**Dataset extract**
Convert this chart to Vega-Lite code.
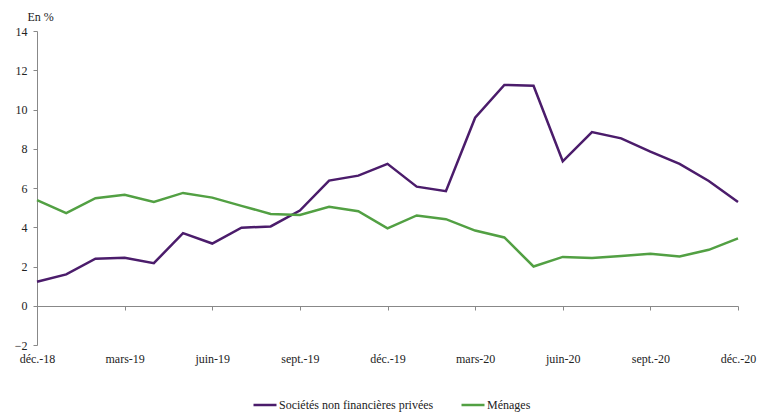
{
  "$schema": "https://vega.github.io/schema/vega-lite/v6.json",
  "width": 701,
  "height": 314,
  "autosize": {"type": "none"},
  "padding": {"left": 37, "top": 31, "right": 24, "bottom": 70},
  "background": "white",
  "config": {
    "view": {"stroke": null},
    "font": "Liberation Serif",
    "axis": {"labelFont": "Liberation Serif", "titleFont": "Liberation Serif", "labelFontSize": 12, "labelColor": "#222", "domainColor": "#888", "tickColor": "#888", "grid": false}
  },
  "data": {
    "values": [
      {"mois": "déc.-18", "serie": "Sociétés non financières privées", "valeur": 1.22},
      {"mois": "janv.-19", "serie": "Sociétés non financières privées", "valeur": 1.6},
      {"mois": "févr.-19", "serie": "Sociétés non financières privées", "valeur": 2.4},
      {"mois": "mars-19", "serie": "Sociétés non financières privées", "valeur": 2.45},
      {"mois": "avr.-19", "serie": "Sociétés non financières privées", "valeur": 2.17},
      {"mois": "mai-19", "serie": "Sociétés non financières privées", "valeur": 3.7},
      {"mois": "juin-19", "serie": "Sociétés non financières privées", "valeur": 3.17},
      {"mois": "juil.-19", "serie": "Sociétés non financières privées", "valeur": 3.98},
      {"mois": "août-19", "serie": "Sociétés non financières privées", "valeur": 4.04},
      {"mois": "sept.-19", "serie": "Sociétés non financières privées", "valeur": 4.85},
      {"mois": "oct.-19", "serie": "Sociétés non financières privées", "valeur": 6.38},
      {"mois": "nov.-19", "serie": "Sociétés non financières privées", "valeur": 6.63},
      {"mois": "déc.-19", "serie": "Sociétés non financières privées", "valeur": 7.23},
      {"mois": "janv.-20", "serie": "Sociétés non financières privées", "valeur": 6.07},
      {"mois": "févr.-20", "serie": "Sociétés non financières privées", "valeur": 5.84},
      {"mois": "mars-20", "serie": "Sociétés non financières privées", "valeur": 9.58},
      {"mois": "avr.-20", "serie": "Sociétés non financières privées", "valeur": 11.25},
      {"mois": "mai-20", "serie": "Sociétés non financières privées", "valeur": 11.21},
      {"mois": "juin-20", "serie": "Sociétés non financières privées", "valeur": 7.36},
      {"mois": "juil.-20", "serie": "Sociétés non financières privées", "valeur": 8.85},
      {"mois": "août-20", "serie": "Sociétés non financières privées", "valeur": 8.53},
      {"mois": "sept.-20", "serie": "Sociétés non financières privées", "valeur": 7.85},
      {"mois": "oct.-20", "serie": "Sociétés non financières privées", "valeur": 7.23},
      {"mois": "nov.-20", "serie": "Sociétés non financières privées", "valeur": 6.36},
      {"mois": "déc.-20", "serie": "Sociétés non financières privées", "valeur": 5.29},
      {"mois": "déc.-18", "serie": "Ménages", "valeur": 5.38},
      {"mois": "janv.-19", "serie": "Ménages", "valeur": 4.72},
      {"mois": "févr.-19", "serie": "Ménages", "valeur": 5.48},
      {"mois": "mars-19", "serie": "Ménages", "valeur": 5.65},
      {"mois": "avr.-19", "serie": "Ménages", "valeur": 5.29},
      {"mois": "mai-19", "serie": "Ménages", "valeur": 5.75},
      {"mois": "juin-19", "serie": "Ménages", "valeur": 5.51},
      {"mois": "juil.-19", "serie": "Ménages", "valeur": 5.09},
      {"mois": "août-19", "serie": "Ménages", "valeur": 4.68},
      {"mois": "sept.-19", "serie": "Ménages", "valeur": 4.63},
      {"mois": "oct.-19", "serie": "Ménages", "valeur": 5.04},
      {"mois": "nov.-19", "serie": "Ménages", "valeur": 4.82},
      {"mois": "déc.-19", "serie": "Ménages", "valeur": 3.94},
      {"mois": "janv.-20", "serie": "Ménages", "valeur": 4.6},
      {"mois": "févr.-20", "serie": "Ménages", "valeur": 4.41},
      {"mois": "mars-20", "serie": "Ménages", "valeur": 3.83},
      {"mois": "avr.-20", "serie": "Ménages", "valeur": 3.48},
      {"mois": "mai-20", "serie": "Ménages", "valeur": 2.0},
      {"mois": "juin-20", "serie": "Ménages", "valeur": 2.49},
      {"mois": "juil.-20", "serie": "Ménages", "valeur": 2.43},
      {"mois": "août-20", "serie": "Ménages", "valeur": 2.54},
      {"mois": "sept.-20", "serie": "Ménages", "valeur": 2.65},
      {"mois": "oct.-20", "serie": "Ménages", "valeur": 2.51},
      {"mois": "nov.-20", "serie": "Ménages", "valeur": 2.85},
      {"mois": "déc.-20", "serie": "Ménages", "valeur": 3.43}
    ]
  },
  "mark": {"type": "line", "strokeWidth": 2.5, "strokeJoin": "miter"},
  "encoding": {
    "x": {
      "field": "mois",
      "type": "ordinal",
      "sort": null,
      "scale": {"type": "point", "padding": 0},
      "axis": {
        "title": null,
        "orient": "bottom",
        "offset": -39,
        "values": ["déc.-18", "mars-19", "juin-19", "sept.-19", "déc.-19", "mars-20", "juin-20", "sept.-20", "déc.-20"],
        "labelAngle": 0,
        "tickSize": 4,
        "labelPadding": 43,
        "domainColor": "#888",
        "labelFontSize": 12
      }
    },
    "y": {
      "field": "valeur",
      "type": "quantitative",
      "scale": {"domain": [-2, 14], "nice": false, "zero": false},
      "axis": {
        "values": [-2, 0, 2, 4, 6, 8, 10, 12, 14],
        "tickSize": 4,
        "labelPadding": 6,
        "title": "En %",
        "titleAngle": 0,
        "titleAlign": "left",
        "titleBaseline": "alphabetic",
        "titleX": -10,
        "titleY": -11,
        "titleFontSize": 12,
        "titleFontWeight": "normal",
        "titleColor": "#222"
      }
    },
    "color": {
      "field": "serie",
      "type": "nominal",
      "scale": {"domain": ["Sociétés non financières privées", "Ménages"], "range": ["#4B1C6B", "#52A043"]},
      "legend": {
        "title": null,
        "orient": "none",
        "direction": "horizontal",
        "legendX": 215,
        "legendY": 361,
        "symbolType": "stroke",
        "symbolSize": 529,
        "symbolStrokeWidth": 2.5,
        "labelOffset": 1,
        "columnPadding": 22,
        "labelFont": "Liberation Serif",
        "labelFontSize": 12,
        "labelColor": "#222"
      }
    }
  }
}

**Problem to solve**
From the data above, write out everything exactly except the pictures.

**Reply to the exercise**
Convert this chart to Vega-Lite code.
{
  "$schema": "https://vega.github.io/schema/vega-lite/v6.json",
  "width": 701,
  "height": 314,
  "autosize": {"type": "none"},
  "padding": {"left": 37, "top": 31, "right": 24, "bottom": 70},
  "background": "white",
  "config": {
    "view": {"stroke": null},
    "font": "Liberation Serif",
    "axis": {"labelFont": "Liberation Serif", "titleFont": "Liberation Serif", "labelFontSize": 12, "labelColor": "#222", "domainColor": "#888", "tickColor": "#888", "grid": false}
  },
  "data": {
    "values": [
      {"mois": "déc.-18", "serie": "Sociétés non financières privées", "valeur": 1.22},
      {"mois": "janv.-19", "serie": "Sociétés non financières privées", "valeur": 1.6},
      {"mois": "févr.-19", "serie": "Sociétés non financières privées", "valeur": 2.4},
      {"mois": "mars-19", "serie": "Sociétés non financières privées", "valeur": 2.45},
      {"mois": "avr.-19", "serie": "Sociétés non financières privées", "valeur": 2.17},
      {"mois": "mai-19", "serie": "Sociétés non financières privées", "valeur": 3.7},
      {"mois": "juin-19", "serie": "Sociétés non financières privées", "valeur": 3.17},
      {"mois": "juil.-19", "serie": "Sociétés non financières privées", "valeur": 3.98},
      {"mois": "août-19", "serie": "Sociétés non financières privées", "valeur": 4.04},
      {"mois": "sept.-19", "serie": "Sociétés non financières privées", "valeur": 4.85},
      {"mois": "oct.-19", "serie": "Sociétés non financières privées", "valeur": 6.38},
      {"mois": "nov.-19", "serie": "Sociétés non financières privées", "valeur": 6.63},
      {"mois": "déc.-19", "serie": "Sociétés non financières privées", "valeur": 7.23},
      {"mois": "janv.-20", "serie": "Sociétés non financières privées", "valeur": 6.07},
      {"mois": "févr.-20", "serie": "Sociétés non financières privées", "valeur": 5.84},
      {"mois": "mars-20", "serie": "Sociétés non financières privées", "valeur": 9.58},
      {"mois": "avr.-20", "serie": "Sociétés non financières privées", "valeur": 11.25},
      {"mois": "mai-20", "serie": "Sociétés non financières privées", "valeur": 11.21},
      {"mois": "juin-20", "serie": "Sociétés non financières privées", "valeur": 7.36},
      {"mois": "juil.-20", "serie": "Sociétés non financières privées", "valeur": 8.85},
      {"mois": "août-20", "serie": "Sociétés non financières privées", "valeur": 8.53},
      {"mois": "sept.-20", "serie": "Sociétés non financières privées", "valeur": 7.85},
      {"mois": "oct.-20", "serie": "Sociétés non financières privées", "valeur": 7.23},
      {"mois": "nov.-20", "serie": "Sociétés non financières privées", "valeur": 6.36},
      {"mois": "déc.-20", "serie": "Sociétés non financières privées", "valeur": 5.29},
      {"mois": "déc.-18", "serie": "Ménages", "valeur": 5.38},
      {"mois": "janv.-19", "serie": "Ménages", "valeur": 4.72},
      {"mois": "févr.-19", "serie": "Ménages", "valeur": 5.48},
      {"mois": "mars-19", "serie": "Ménages", "valeur": 5.65},
      {"mois": "avr.-19", "serie": "Ménages", "valeur": 5.29},
      {"mois": "mai-19", "serie": "Ménages", "valeur": 5.75},
      {"mois": "juin-19", "serie": "Ménages", "valeur": 5.51},
      {"mois": "juil.-19", "serie": "Ménages", "valeur": 5.09},
      {"mois": "août-19", "serie": "Ménages", "valeur": 4.68},
      {"mois": "sept.-19", "serie": "Ménages", "valeur": 4.63},
      {"mois": "oct.-19", "serie": "Ménages", "valeur": 5.04},
      {"mois": "nov.-19", "serie": "Ménages", "valeur": 4.82},
      {"mois": "déc.-19", "serie": "Ménages", "valeur": 3.94},
      {"mois": "janv.-20", "serie": "Ménages", "valeur": 4.6},
      {"mois": "févr.-20", "serie": "Ménages", "valeur": 4.41},
      {"mois": "mars-20", "serie": "Ménages", "valeur": 3.83},
      {"mois": "avr.-20", "serie": "Ménages", "valeur": 3.48},
      {"mois": "mai-20", "serie": "Ménages", "valeur": 2.0},
      {"mois": "juin-20", "serie": "Ménages", "valeur": 2.49},
      {"mois": "juil.-20", "serie": "Ménages", "valeur": 2.43},
      {"mois": "août-20", "serie": "Ménages", "valeur": 2.54},
      {"mois": "sept.-20", "serie": "Ménages", "valeur": 2.65},
      {"mois": "oct.-20", "serie": "Ménages", "valeur": 2.51},
      {"mois": "nov.-20", "serie": "Ménages", "valeur": 2.85},
      {"mois": "déc.-20", "serie": "Ménages", "valeur": 3.43}
    ]
  },
  "mark": {"type": "line", "strokeWidth": 2.5, "strokeJoin": "miter"},
  "encoding": {
    "x": {
      "field": "mois",
      "type": "ordinal",
      "sort": null,
      "scale": {"type": "point", "padding": 0},
      "axis": {
        "title": null,
        "orient": "bottom",
        "offset": -39,
        "values": ["déc.-18", "mars-19", "juin-19", "sept.-19", "déc.-19", "mars-20", "juin-20", "sept.-20", "déc.-20"],
        "labelAngle": 0,
        "tickSize": 4,
        "labelPadding": 43,
        "domainColor": "#888",
        "labelFontSize": 12
      }
    },
    "y": {
      "field": "valeur",
      "type": "quantitative",
      "scale": {"domain": [-2, 14], "nice": false, "zero": false},
      "axis": {
        "values": [-2, 0, 2, 4, 6, 8, 10, 12, 14],
        "tickSize": 4,
        "labelPadding": 6,
        "title": "En %",
        "titleAngle": 0,
        "titleAlign": "left",
        "titleBaseline": "alphabetic",
        "titleX": -10,
        "titleY": -11,
        "titleFontSize": 12,
        "titleFontWeight": "normal",
        "titleColor": "#222"
      }
    },
    "color": {
      "field": "serie",
      "type": "nominal",
      "scale": {"domain": ["Sociétés non financières privées", "Ménages"], "range": ["#4B1C6B", "#52A043"]},
      "legend": {
        "title": null,
        "orient": "none",
        "direction": "horizontal",
        "legendX": 215,
        "legendY": 361,
        "symbolType": "stroke",
        "symbolSize": 529,
        "symbolStrokeWidth": 2.5,
        "labelOffset": 1,
        "columnPadding": 22,
        "labelFont": "Liberation Serif",
        "labelFontSize": 12,
        "labelColor": "#222"
      }
    }
  }
}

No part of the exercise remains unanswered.